■ What to work on
Take the material below and retype it in full; pictures are left out.
-.-.-
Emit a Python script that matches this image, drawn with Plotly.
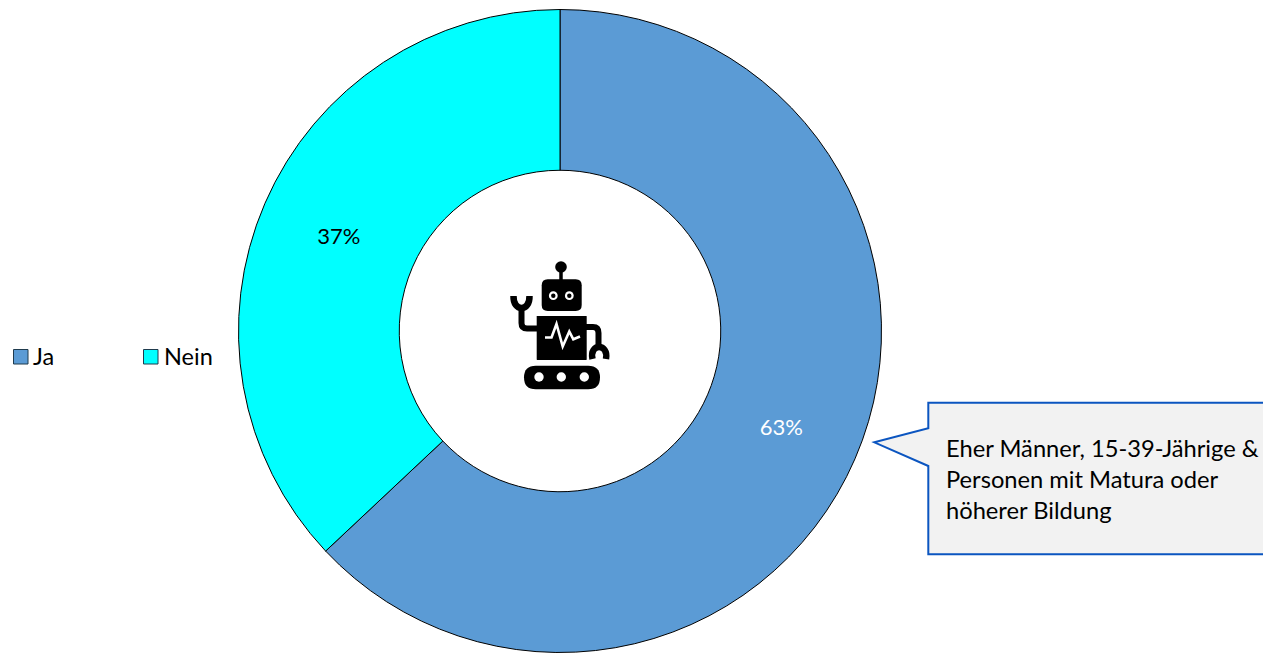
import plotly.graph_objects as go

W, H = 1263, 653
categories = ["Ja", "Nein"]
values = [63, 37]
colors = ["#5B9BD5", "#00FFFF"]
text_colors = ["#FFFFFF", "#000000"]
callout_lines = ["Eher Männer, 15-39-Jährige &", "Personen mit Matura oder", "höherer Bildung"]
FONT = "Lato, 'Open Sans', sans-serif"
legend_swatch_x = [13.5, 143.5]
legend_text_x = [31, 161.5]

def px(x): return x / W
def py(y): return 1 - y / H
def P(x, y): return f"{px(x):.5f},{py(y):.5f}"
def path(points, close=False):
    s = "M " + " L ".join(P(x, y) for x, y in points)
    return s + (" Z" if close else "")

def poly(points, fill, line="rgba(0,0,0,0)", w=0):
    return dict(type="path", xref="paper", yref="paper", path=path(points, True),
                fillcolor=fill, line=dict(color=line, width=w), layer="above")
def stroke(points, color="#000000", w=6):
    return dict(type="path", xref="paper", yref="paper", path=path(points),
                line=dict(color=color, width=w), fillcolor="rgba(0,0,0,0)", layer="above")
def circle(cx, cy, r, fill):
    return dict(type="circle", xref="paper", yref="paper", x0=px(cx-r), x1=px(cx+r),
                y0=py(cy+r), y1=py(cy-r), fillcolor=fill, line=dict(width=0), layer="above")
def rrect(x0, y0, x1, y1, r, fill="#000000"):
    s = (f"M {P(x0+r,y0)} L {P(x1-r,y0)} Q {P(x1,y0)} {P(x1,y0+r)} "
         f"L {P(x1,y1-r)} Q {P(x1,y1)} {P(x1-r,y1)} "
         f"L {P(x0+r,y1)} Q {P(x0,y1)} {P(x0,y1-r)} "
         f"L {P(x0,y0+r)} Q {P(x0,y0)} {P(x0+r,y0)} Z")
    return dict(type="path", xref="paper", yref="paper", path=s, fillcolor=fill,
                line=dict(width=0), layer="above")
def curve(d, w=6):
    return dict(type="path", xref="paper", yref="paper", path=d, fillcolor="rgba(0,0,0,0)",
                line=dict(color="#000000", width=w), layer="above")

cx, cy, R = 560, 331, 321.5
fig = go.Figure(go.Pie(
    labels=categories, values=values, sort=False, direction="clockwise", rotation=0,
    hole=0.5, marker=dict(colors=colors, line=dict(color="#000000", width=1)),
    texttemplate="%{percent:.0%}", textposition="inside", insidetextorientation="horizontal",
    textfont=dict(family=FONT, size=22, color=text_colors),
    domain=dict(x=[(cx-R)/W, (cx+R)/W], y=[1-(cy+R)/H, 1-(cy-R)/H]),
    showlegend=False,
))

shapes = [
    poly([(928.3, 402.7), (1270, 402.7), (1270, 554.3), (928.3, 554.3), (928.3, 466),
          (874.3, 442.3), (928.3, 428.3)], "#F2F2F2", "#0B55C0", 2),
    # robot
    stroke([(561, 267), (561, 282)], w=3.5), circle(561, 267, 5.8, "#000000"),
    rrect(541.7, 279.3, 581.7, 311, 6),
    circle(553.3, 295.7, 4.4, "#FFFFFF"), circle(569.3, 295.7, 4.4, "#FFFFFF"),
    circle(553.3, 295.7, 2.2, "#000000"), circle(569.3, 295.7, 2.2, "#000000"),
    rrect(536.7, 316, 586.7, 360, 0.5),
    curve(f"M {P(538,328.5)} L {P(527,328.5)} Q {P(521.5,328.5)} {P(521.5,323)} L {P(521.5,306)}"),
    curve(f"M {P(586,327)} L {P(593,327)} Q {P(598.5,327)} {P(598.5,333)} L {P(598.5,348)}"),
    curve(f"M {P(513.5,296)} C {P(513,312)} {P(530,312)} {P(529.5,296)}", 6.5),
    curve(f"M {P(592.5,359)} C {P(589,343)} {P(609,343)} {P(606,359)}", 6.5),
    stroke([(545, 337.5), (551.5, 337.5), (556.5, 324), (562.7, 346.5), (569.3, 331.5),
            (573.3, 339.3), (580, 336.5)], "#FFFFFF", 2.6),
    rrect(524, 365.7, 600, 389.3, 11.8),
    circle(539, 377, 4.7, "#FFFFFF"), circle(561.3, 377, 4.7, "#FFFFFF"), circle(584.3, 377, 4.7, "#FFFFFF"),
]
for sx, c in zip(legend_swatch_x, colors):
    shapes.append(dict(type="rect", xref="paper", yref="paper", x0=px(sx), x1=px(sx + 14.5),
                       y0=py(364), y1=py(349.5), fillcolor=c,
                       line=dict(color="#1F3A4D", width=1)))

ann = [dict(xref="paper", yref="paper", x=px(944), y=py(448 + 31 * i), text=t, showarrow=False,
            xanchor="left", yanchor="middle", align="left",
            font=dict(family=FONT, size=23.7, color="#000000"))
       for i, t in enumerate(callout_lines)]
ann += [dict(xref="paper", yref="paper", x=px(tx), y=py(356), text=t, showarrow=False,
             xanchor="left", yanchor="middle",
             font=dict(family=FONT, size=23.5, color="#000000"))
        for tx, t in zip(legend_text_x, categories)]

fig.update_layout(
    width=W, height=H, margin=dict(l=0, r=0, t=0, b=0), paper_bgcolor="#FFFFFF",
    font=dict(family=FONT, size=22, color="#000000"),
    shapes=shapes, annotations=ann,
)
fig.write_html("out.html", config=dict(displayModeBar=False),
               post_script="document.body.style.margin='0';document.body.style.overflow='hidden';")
-.-.-
■ Worked answer
Emit a Python script that matches this image, drawn with Plotly.
import plotly.graph_objects as go

W, H = 1263, 653
categories = ["Ja", "Nein"]
values = [63, 37]
colors = ["#5B9BD5", "#00FFFF"]
text_colors = ["#FFFFFF", "#000000"]
callout_lines = ["Eher Männer, 15-39-Jährige &", "Personen mit Matura oder", "höherer Bildung"]
FONT = "Lato, 'Open Sans', sans-serif"
legend_swatch_x = [13.5, 143.5]
legend_text_x = [31, 161.5]

def px(x): return x / W
def py(y): return 1 - y / H
def P(x, y): return f"{px(x):.5f},{py(y):.5f}"
def path(points, close=False):
    s = "M " + " L ".join(P(x, y) for x, y in points)
    return s + (" Z" if close else "")

def poly(points, fill, line="rgba(0,0,0,0)", w=0):
    return dict(type="path", xref="paper", yref="paper", path=path(points, True),
                fillcolor=fill, line=dict(color=line, width=w), layer="above")
def stroke(points, color="#000000", w=6):
    return dict(type="path", xref="paper", yref="paper", path=path(points),
                line=dict(color=color, width=w), fillcolor="rgba(0,0,0,0)", layer="above")
def circle(cx, cy, r, fill):
    return dict(type="circle", xref="paper", yref="paper", x0=px(cx-r), x1=px(cx+r),
                y0=py(cy+r), y1=py(cy-r), fillcolor=fill, line=dict(width=0), layer="above")
def rrect(x0, y0, x1, y1, r, fill="#000000"):
    s = (f"M {P(x0+r,y0)} L {P(x1-r,y0)} Q {P(x1,y0)} {P(x1,y0+r)} "
         f"L {P(x1,y1-r)} Q {P(x1,y1)} {P(x1-r,y1)} "
         f"L {P(x0+r,y1)} Q {P(x0,y1)} {P(x0,y1-r)} "
         f"L {P(x0,y0+r)} Q {P(x0,y0)} {P(x0+r,y0)} Z")
    return dict(type="path", xref="paper", yref="paper", path=s, fillcolor=fill,
                line=dict(width=0), layer="above")
def curve(d, w=6):
    return dict(type="path", xref="paper", yref="paper", path=d, fillcolor="rgba(0,0,0,0)",
                line=dict(color="#000000", width=w), layer="above")

cx, cy, R = 560, 331, 321.5
fig = go.Figure(go.Pie(
    labels=categories, values=values, sort=False, direction="clockwise", rotation=0,
    hole=0.5, marker=dict(colors=colors, line=dict(color="#000000", width=1)),
    texttemplate="%{percent:.0%}", textposition="inside", insidetextorientation="horizontal",
    textfont=dict(family=FONT, size=22, color=text_colors),
    domain=dict(x=[(cx-R)/W, (cx+R)/W], y=[1-(cy+R)/H, 1-(cy-R)/H]),
    showlegend=False,
))

shapes = [
    poly([(928.3, 402.7), (1270, 402.7), (1270, 554.3), (928.3, 554.3), (928.3, 466),
          (874.3, 442.3), (928.3, 428.3)], "#F2F2F2", "#0B55C0", 2),
    # robot
    stroke([(561, 267), (561, 282)], w=3.5), circle(561, 267, 5.8, "#000000"),
    rrect(541.7, 279.3, 581.7, 311, 6),
    circle(553.3, 295.7, 4.4, "#FFFFFF"), circle(569.3, 295.7, 4.4, "#FFFFFF"),
    circle(553.3, 295.7, 2.2, "#000000"), circle(569.3, 295.7, 2.2, "#000000"),
    rrect(536.7, 316, 586.7, 360, 0.5),
    curve(f"M {P(538,328.5)} L {P(527,328.5)} Q {P(521.5,328.5)} {P(521.5,323)} L {P(521.5,306)}"),
    curve(f"M {P(586,327)} L {P(593,327)} Q {P(598.5,327)} {P(598.5,333)} L {P(598.5,348)}"),
    curve(f"M {P(513.5,296)} C {P(513,312)} {P(530,312)} {P(529.5,296)}", 6.5),
    curve(f"M {P(592.5,359)} C {P(589,343)} {P(609,343)} {P(606,359)}", 6.5),
    stroke([(545, 337.5), (551.5, 337.5), (556.5, 324), (562.7, 346.5), (569.3, 331.5),
            (573.3, 339.3), (580, 336.5)], "#FFFFFF", 2.6),
    rrect(524, 365.7, 600, 389.3, 11.8),
    circle(539, 377, 4.7, "#FFFFFF"), circle(561.3, 377, 4.7, "#FFFFFF"), circle(584.3, 377, 4.7, "#FFFFFF"),
]
for sx, c in zip(legend_swatch_x, colors):
    shapes.append(dict(type="rect", xref="paper", yref="paper", x0=px(sx), x1=px(sx + 14.5),
                       y0=py(364), y1=py(349.5), fillcolor=c,
                       line=dict(color="#1F3A4D", width=1)))

ann = [dict(xref="paper", yref="paper", x=px(944), y=py(448 + 31 * i), text=t, showarrow=False,
            xanchor="left", yanchor="middle", align="left",
            font=dict(family=FONT, size=23.7, color="#000000"))
       for i, t in enumerate(callout_lines)]
ann += [dict(xref="paper", yref="paper", x=px(tx), y=py(356), text=t, showarrow=False,
             xanchor="left", yanchor="middle",
             font=dict(family=FONT, size=23.5, color="#000000"))
        for tx, t in zip(legend_text_x, categories)]

fig.update_layout(
    width=W, height=H, margin=dict(l=0, r=0, t=0, b=0), paper_bgcolor="#FFFFFF",
    font=dict(family=FONT, size=22, color="#000000"),
    shapes=shapes, annotations=ann,
)
fig.write_html("out.html", config=dict(displayModeBar=False),
               post_script="document.body.style.margin='0';document.body.style.overflow='hidden';")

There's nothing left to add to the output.